= National Socialist Hungarian Workers' Party =

The National Socialist Hungarian Workers' Party (Nemzeti Szocialista Magyar Munkáspárt /hu/, NSZMP) was a Nazi party, founded by Zoltán Böszörmény with the intention of emulating the NSDAP, and active between 2 May 1932 and 3 June 1936.

== History ==
The NSZMP was the first Hungarian Nazi party to win popular support. Its founders had already started political adventures around 1930-1931, but it was not until the end of 1931 that they began to gain public attention. Finally in May 1932 they officially organized a party, however these Hungarian National Socialists limited their activities almost exclusively to Tiszántúl, being practically non-existent at that time outside that region.

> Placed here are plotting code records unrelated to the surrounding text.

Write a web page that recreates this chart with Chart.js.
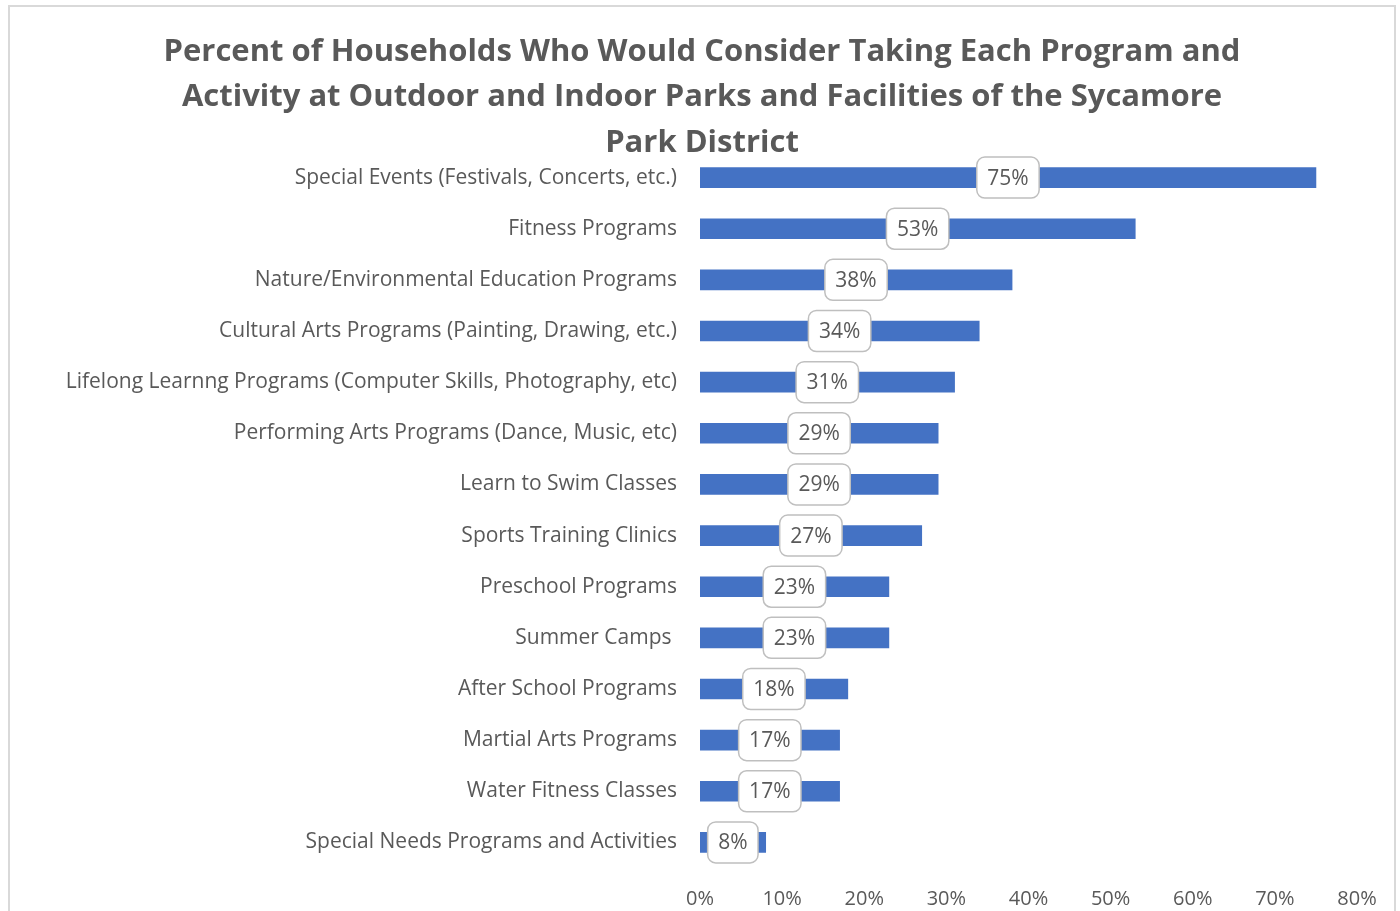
<!DOCTYPE html>
<html>
<head>
<meta charset="utf-8">
<script src="https://cdn.jsdelivr.net/npm/chart.js@4"></script>
<style>
  html, body { margin: 0; padding: 0; background: #fff; }
  #frame { position: absolute; left: 8px; top: 5px; width: 1388px; height: 940px; border: 2px solid #d9d9d9; box-sizing: border-box; }
  #wrap { position: absolute; left: 0; top: 0; width: 1400px; height: 911px; }
</style>
</head>
<body>
<div id="frame"></div>
<div id="wrap"><canvas id="programChart" width="1400" height="911"></canvas></div>
<script>
var programs = [
    "Special Events (Festivals, Concerts, etc.)",
    "Fitness Programs",
    "Nature/Environmental Education Programs",
    "Cultural Arts Programs (Painting, Drawing, etc.)",
    "Lifelong Learnng Programs (Computer Skills, Photography, etc)",
    "Performing Arts Programs (Dance, Music, etc)",
    "Learn to Swim Classes",
    "Sports Training Clinics",
    "Preschool Programs",
    "Summer Camps ",
    "After School Programs",
    "Martial Arts Programs",
    "Water Fitness Classes",
    "Special Needs Programs and Activities"
];
var percents = [75, 53, 38, 34, 31, 29, 29, 27, 23, 23, 18, 17, 17, 8];
var percentTicks = [0, 10, 20, 30, 40, 50, 60, 70, 80];
var titleLines = [
    "Percent of Households Who Would Consider Taking Each Program and",
    "Activity at Outdoor and Indoor Parks and Facilities of the Sycamore",
    "Park District"
];

var textColor = "#595959";
var fontFamily = "'Open Sans', sans-serif";

// title drawn by hand so it can sit over the top of the plot area
var titlePlugin = {
    id: "titleLines",
    afterDraw: function (chart) {
        var ctx = chart.ctx;
        ctx.save();
        ctx.fillStyle = textColor;
        ctx.font = "bold 31px " + fontFamily;
        ctx.textAlign = "center";
        ctx.textBaseline = "middle";
        titleLines.forEach(function (line, i) {
            ctx.fillText(line, 702, 52 + i * 45.5);
        });
        ctx.restore();
    }
};

// value boxes centred on each bar
var valueBoxPlugin = {
    id: "valueBoxes",
    afterDatasetsDraw: function (chart) {
        var ctx = chart.ctx;
        var meta = chart.getDatasetMeta(0);
        ctx.save();
        ctx.font = "21px " + fontFamily;
        ctx.textAlign = "center";
        ctx.textBaseline = "middle";
        meta.data.forEach(function (bar, i) {
            var text = percents[i] + "%";
            var cx = (bar.x + bar.base) / 2;
            var cy = bar.y;
            var w = ctx.measureText(text).width + 21;
            var h = 41;
            ctx.beginPath();
            ctx.roundRect(cx - w / 2, cy - h / 2, w, h, 8);
            ctx.fillStyle = "#ffffff";
            ctx.fill();
            ctx.lineWidth = 1.5;
            ctx.strokeStyle = "#bfbfbf";
            ctx.stroke();
            ctx.fillStyle = textColor;
            ctx.fillText(text, cx, cy + 1);
        });
        ctx.restore();
    }
};

var programChart = new Chart(document.getElementById("programChart"), {
    type: "bar",
    data: {
        labels: programs,
        datasets: [{
            data: percents,
            backgroundColor: "#4472C4",
            barThickness: 20
        }]
    },
    options: {
        indexAxis: "y",
        responsive: false,
        animation: false,
        layout: { padding: { top: 152, right: 43, bottom: 0, left: 0 } },
        plugins: {
            legend: { display: false },
            title: { display: false },
            tooltip: { enabled: false }
        },
        scales: {
            x: {
                min: 0,
                max: 80,
                afterBuildTicks: function (scale) {
                    scale.ticks = percentTicks.map(function (v) { return { value: v }; });
                },
                afterFit: function (scale) { scale.height = 43; },
                grid: { display: false, drawTicks: false },
                border: { display: false },
                ticks: {
                    padding: 19,
                    color: textColor,
                    font: { family: fontFamily, size: 20 },
                    callback: function (v) { return v + "%"; }
                }
            },
            y: {
                afterFit: function (scale) { scale.width = 700; },
                grid: { display: false, drawTicks: false },
                border: { display: false },
                ticks: {
                    padding: 23,
                    color: textColor,
                    font: { family: fontFamily, size: 21 }
                }
            }
        }
    },
    plugins: [titlePlugin, valueBoxPlugin]
});
</script>
</body>
</html>
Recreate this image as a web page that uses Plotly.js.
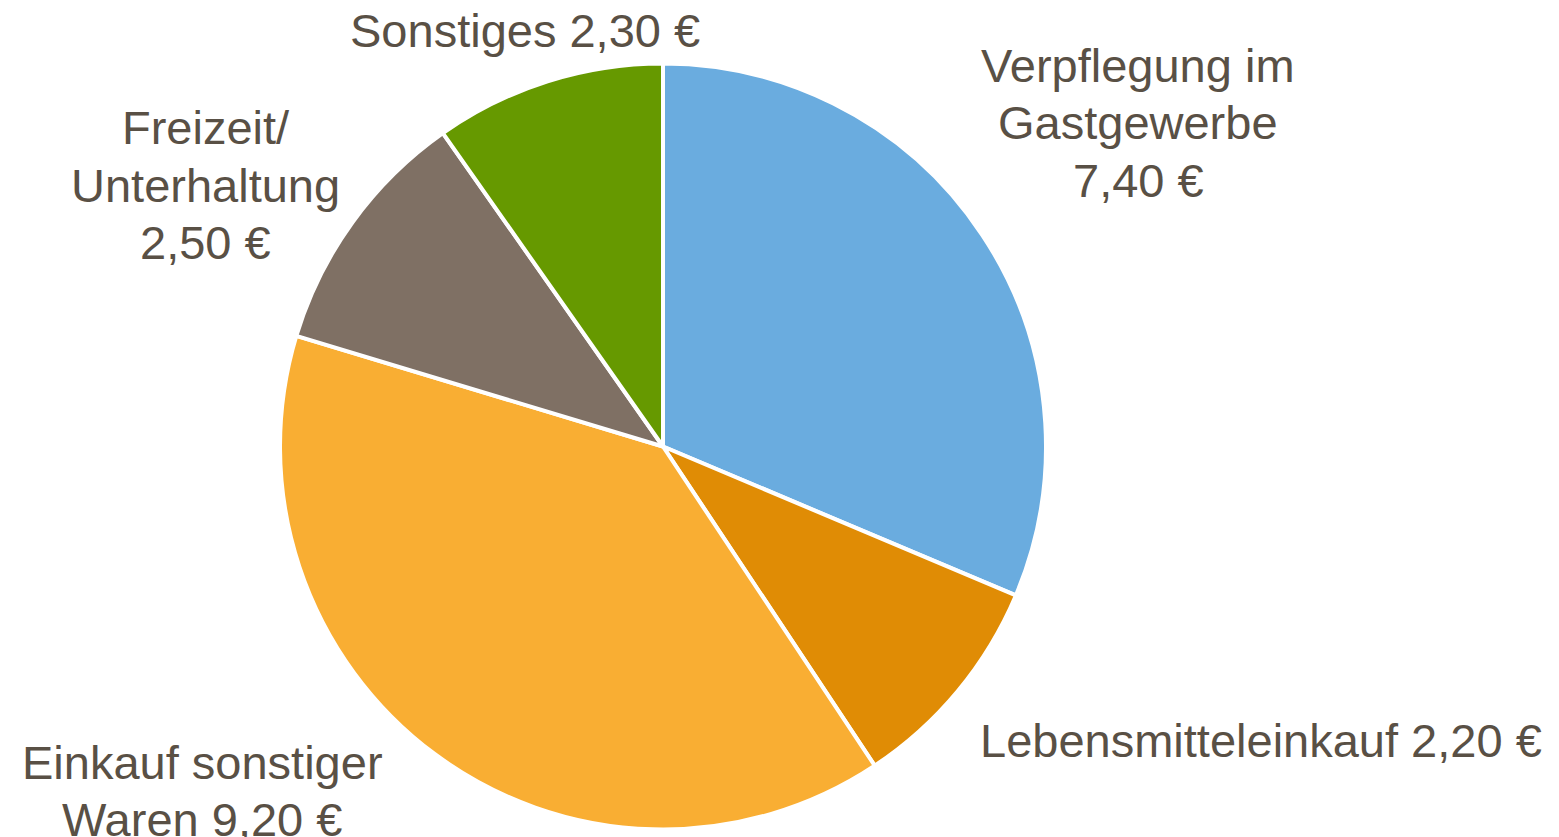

After Interior Minister Ferenc Keresztes-Fischer decided to ban the swastika in Hungary in September 1933, the NSZMP was forced to change its symbol, adopting a skull along with two intersecting scythes taking on a swastika-like shape.

At the end of 1933, a conflict between the leaders of the party led to the Debrecen branch announcing its separation and the creation of its own Hungarian National Socialist party under the leadership of Gyula Svaszta and Vilmos Szedlár. After the Ministry of the Interior discovered in May 1936 that the Hungarian Nazis had in mind to organize a coup and that they were seeking sympathy among the military and the support of Germany, their main leaders were arrested. The Party was finally officially banned a few weeks later. Its leaders were sentenced to prison on 20 October 1937, and its members ended up in the ranks of other marginal radical parties.